First Lady's Trip to Spain Draws Criticism
WASHINGTON -- A quiet holiday in a lavish Mediterranean retreat for the first lady and her daughter has turned into a bit of a headache for a White House trying to battle bad economic news at home.
Michelle Obama took her younger daughter, Sasha, to southern Spain this week for a mother-daughter getaway. But when you are married to the president, it has a way of becoming a mother-daughter-Secret-Service getaway that invariably sweeps into town, takes over much of a pricey hotel and leaves the taxpayers with a hefty bill.
The first lady is paying for her own room, food and transportation, and the friends she brought will pay for theirs as well [disputed]. But the government picks up security costs, and the image of the president's wife enjoying a fancy vacation at a luxury resort abroad while Americans lose their jobs back home struck some as ill-timed. European papers are having a field day tracking her entourage, a New York Daily News columnist called her "a modern-day Marie Antoinette" and the blogosphere has been buzzing.
The White House said it would not comment. "The first lady is on a private trip," Robert Gibbs, the White House press secretary, said this week. "She is a private citizen and is the mother of a daughter on a private trip. And I think I'd leave it at that."

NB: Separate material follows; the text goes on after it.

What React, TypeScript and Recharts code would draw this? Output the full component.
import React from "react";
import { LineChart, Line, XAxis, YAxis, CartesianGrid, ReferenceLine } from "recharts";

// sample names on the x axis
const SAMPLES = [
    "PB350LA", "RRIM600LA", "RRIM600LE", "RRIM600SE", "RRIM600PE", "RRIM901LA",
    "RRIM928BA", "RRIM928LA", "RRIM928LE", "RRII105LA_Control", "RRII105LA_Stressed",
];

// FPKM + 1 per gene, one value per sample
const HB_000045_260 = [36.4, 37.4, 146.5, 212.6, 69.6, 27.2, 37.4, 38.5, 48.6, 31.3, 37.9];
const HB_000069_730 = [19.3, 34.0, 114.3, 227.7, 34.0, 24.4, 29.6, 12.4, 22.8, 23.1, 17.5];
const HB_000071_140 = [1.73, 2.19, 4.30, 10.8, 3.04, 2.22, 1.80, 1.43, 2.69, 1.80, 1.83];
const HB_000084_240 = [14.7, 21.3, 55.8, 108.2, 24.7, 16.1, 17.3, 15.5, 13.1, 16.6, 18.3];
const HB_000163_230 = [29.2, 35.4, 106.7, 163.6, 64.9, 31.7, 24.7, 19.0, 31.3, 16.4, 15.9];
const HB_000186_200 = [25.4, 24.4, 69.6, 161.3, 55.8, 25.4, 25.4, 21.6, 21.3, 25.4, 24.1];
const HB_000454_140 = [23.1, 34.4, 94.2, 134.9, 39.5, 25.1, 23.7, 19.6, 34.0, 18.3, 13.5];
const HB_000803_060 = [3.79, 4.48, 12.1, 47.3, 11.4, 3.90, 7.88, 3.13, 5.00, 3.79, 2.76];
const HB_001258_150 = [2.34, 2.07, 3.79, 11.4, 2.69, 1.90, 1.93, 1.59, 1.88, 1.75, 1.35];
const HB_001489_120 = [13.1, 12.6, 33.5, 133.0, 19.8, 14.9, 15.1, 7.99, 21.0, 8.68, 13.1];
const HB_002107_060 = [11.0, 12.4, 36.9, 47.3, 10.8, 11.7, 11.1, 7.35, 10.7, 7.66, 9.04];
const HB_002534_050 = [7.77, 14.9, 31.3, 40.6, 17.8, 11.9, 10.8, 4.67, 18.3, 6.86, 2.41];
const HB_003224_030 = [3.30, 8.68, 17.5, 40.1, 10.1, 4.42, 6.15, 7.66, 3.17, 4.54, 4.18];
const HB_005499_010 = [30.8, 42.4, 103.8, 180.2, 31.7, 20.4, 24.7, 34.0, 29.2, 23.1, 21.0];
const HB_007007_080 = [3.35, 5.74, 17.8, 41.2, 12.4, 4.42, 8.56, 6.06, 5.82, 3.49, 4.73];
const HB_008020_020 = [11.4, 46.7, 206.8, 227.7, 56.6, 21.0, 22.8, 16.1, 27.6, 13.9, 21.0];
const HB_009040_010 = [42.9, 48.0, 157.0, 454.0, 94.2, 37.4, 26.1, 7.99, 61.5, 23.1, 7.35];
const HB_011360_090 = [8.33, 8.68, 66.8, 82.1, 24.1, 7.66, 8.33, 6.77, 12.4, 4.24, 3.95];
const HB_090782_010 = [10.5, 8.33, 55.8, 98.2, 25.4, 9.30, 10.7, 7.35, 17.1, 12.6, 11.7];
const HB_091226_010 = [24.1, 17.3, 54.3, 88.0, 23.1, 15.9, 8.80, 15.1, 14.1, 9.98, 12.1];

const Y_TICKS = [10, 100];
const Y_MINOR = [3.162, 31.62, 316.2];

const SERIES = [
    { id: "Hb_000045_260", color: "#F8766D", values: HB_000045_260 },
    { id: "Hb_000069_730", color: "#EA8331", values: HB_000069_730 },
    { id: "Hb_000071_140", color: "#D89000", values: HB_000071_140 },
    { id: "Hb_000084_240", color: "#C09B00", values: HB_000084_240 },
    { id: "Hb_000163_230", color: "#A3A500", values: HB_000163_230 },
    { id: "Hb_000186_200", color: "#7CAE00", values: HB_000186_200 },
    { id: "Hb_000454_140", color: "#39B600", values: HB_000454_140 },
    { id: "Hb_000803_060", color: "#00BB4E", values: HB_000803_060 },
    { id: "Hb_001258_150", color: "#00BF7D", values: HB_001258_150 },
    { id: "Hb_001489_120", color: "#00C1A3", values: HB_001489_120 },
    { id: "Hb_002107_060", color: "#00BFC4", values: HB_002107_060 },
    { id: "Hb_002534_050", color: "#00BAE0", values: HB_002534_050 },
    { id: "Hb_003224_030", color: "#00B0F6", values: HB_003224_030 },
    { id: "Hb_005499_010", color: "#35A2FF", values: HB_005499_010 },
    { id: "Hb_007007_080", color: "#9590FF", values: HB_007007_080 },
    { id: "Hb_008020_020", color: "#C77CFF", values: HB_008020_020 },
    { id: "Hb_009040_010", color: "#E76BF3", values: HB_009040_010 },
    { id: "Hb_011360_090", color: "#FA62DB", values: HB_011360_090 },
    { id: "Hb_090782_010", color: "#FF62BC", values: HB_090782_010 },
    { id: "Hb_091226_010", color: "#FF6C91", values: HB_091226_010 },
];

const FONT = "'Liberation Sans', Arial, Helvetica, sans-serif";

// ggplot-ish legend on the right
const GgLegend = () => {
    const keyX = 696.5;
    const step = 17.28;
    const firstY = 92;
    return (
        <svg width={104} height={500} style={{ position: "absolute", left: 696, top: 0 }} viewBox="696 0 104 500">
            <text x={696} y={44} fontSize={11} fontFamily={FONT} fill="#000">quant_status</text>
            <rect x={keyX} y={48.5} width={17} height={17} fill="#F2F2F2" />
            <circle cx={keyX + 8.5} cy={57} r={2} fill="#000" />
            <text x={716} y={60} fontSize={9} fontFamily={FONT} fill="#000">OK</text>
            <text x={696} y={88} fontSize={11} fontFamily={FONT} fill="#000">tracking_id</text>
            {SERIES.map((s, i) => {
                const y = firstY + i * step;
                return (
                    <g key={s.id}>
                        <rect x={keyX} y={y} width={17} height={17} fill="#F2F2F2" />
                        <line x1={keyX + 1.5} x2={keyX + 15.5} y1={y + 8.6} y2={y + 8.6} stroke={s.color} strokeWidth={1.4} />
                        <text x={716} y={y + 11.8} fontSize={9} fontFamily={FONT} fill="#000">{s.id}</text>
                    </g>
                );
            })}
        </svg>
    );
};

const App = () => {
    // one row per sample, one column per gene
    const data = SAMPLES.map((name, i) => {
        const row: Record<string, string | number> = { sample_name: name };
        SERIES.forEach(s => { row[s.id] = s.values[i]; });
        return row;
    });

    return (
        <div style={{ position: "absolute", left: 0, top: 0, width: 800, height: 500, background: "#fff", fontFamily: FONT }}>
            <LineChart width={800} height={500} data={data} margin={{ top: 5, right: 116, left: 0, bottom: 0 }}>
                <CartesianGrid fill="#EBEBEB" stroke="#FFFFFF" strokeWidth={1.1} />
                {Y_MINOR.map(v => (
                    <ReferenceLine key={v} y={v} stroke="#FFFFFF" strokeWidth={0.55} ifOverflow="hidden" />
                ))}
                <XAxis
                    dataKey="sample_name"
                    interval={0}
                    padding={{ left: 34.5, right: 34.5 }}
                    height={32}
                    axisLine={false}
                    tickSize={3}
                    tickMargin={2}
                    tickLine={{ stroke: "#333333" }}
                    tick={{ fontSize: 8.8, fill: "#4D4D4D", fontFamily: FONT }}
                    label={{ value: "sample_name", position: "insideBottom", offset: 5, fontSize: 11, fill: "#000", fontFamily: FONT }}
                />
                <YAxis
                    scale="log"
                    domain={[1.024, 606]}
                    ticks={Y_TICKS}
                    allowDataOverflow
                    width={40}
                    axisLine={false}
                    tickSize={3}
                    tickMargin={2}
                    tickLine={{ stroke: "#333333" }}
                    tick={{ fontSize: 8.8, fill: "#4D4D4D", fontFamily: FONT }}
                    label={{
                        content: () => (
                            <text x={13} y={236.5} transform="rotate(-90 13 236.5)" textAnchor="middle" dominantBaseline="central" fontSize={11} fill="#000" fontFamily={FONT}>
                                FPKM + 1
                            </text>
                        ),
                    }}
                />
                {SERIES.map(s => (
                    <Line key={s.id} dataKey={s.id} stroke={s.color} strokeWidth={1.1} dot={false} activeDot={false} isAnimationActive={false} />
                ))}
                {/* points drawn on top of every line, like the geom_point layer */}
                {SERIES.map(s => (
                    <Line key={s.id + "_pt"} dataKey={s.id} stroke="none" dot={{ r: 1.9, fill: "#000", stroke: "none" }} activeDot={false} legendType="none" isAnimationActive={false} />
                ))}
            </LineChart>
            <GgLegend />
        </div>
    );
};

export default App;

Other officials, asking not to be named because the first family considers it a private matter, said some reports of the trip have been exaggerated. Mrs. Obama is not traveling with 40 friends, one official said, but with two friends and four of their daughters, as well as a couple of aides and a couple of advance staff members.
The officials would not discuss how many security agents are traveling and said that number is determined not by the first lady but by the Secret Service. The staff members are present because the first lady in her official capacity will pay a visit to King Juan Carlos and Queen Sofia on Sunday before heading home, they said. She flew in a government plane, as all first ladies do when they travel, but her friends took separate commercial flights.

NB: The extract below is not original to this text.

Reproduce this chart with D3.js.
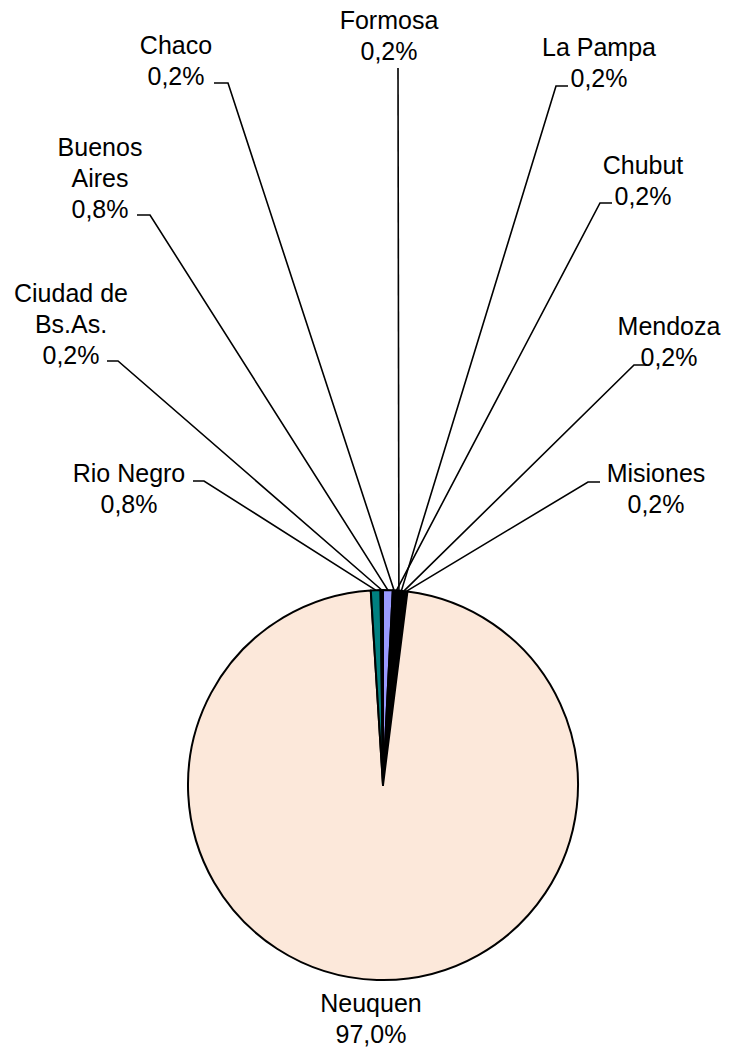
<!DOCTYPE html>
<html lang="es">
<head>
<meta charset="UTF-8">
<title>Pie</title>
<style>
body { margin: 0; background: #fff; }
text { font-family: 'Liberation Sans', Arial, sans-serif; font-size: 25px; fill: #000; }
</style>
</head>
<body>
<div id="chart"></div>
<script src="https://cdnjs.cloudflare.com/ajax/libs/d3/7.8.5/d3.min.js"></script>
<script>

// data, in the order the slices are drawn (clockwise from 12 o'clock)
var provinces = ["Buenos Aires", "Chaco", "Chubut", "Formosa", "La Pampa",
                 "Mendoza", "Misiones", "Neuquen", "Rio Negro", "Ciudad de Bs.As."];
var shares = [0.8, 0.2, 0.2, 0.2, 0.2, 0.2, 0.2, 97.0, 0.8, 0.2];
var labels = ["0,8%", "0,2%", "0,2%", "0,2%", "0,2%", "0,2%", "0,2%", "97,0%", "0,8%", "0,2%"];
var sliceColors = ["#9999FF", "#000000", "#000000", "#000000", "#000000",
                   "#000000", "#000000", "#FCE8DA", "#008080", "#000000"];

// where the labels sit (layout only)
var labelLayout = {
  "Buenos Aires":     { x: 100, y: 156, lines: ["Buenos", "Aires"], stub: [137, 150, 215] },
  "Chaco":            { x: 176, y: 54,  lines: ["Chaco"], stub: [214, 228, 83] },
  "Chubut":           { x: 643, y: 174, lines: ["Chubut"], stub: [612, 600, 203] },
  "Formosa":          { x: 389, y: 29,  lines: ["Formosa"], stub: [398, 398, 68] },
  "La Pampa":         { x: 599, y: 56,  lines: ["La Pampa"], stub: [568, 556, 86] },
  "Mendoza":          { x: 669, y: 335, lines: ["Mendoza"], stub: [646, 634, 365] },
  "Misiones":         { x: 656, y: 482, lines: ["Misiones"], stub: [600, 588, 482] },
  "Neuquen":          { x: 371, y: 1012, lines: ["Neuquen"], stub: null },
  "Rio Negro":        { x: 129, y: 482, lines: ["Rio Negro"], stub: [193, 204, 481] },
  "Ciudad de Bs.As.": { x: 71,  y: 302, lines: ["Ciudad de", "Bs.As."], stub: [107, 118, 361] }
};

var width = 736, height = 1054;
var cx = 383, cy = 785, radius = 195;
var lineGap = 31;

var data = provinces.map(function (p, i) {
  return { name: p, value: shares[i], label: labels[i], color: sliceColors[i] };
});

var svg = d3.select('#chart').append('svg')
  .attr('width', width)
  .attr('height', height);

var pie = d3.pie()
  .value(function (d) { return d.value; })
  .sort(null);

var arc = d3.arc().innerRadius(0).outerRadius(radius);

var arcs = pie(data);

var g = svg.append('g').attr('transform', 'translate(' + cx + ',' + cy + ')');

g.selectAll('path.slice')
  .data(arcs)
  .enter()
  .append('path')
  .attr('class', 'slice')
  .attr('d', arc)
  .attr('fill', function (d) { return d.data.color; })
  .attr('stroke', '#000')
  .attr('stroke-width', 2)
  .attr('stroke-linejoin', 'round');

// leader lines: stub next to the label, then straight to the slice rim
arcs.forEach(function (d) {
  var lay = labelLayout[d.data.name];
  if (!lay.stub) return;
  var mid = (d.startAngle + d.endAngle) / 2;
  var px = cx + radius * Math.sin(mid);
  var py = cy - radius * Math.cos(mid);
  var pts = [[lay.stub[0], lay.stub[2]], [lay.stub[1], lay.stub[2]], [px, py]];
  svg.append('path')
    .attr('d', d3.line()(pts))
    .attr('fill', 'none')
    .attr('stroke', '#000')
    .attr('stroke-width', 1.6);
});

// labels
arcs.forEach(function (d) {
  var lay = labelLayout[d.data.name];
  var t = svg.append('text')
    .attr('text-anchor', 'middle')
    .attr('x', lay.x)
    .attr('y', lay.y);
  var all = lay.lines.concat([d.data.label]);
  all.forEach(function (s, i) {
    t.append('tspan')
      .attr('x', lay.x)
      .attr('y', lay.y + i * lineGap)
      .text(s);
  });
});

</script>
</body>
</html>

In the meantime, she and Sasha, 9, and their friends have toured Granada and played on the beach while staying at the five-star Hotel Villa Padierna in Marbella, where the rooms run from $500 to $2,000 a night. They took in a flamenco show and danced to the music.
Sasha's sister, Malia, 12, missed the trip while at summer camp, and President Obama celebrated his 49th birthday without his family, over dinner in Chicago with Oprah Winfrey and some personal friends. But the whole family will travel later this month to the Gulf Coast for a few days and then to Martha's Vineyard for 10 days.
Laura Bush took solo vacations without her husband each year of George W. Bush's presidency, likewise traveling with her Secret Service detail on a government plane to meet friends for camping and hiking excursions to national parks. But it never generated the sort of furor Mrs. Obama trip's is causing, at least in part because visiting national parks in the United States is not as politically sensitive.
"It's always very difficult to lead a private life when you're a public person," said Anita McBride, who was Mrs. Bush's chief of staff. "No one would deny any of our hard-working public officials an opportunity for a vacation. Everybody needs that. But I think the more expensive or lavish a trip might be perceived, the more criticism you invite. It's just the risk. It comes with the territory of being a public person."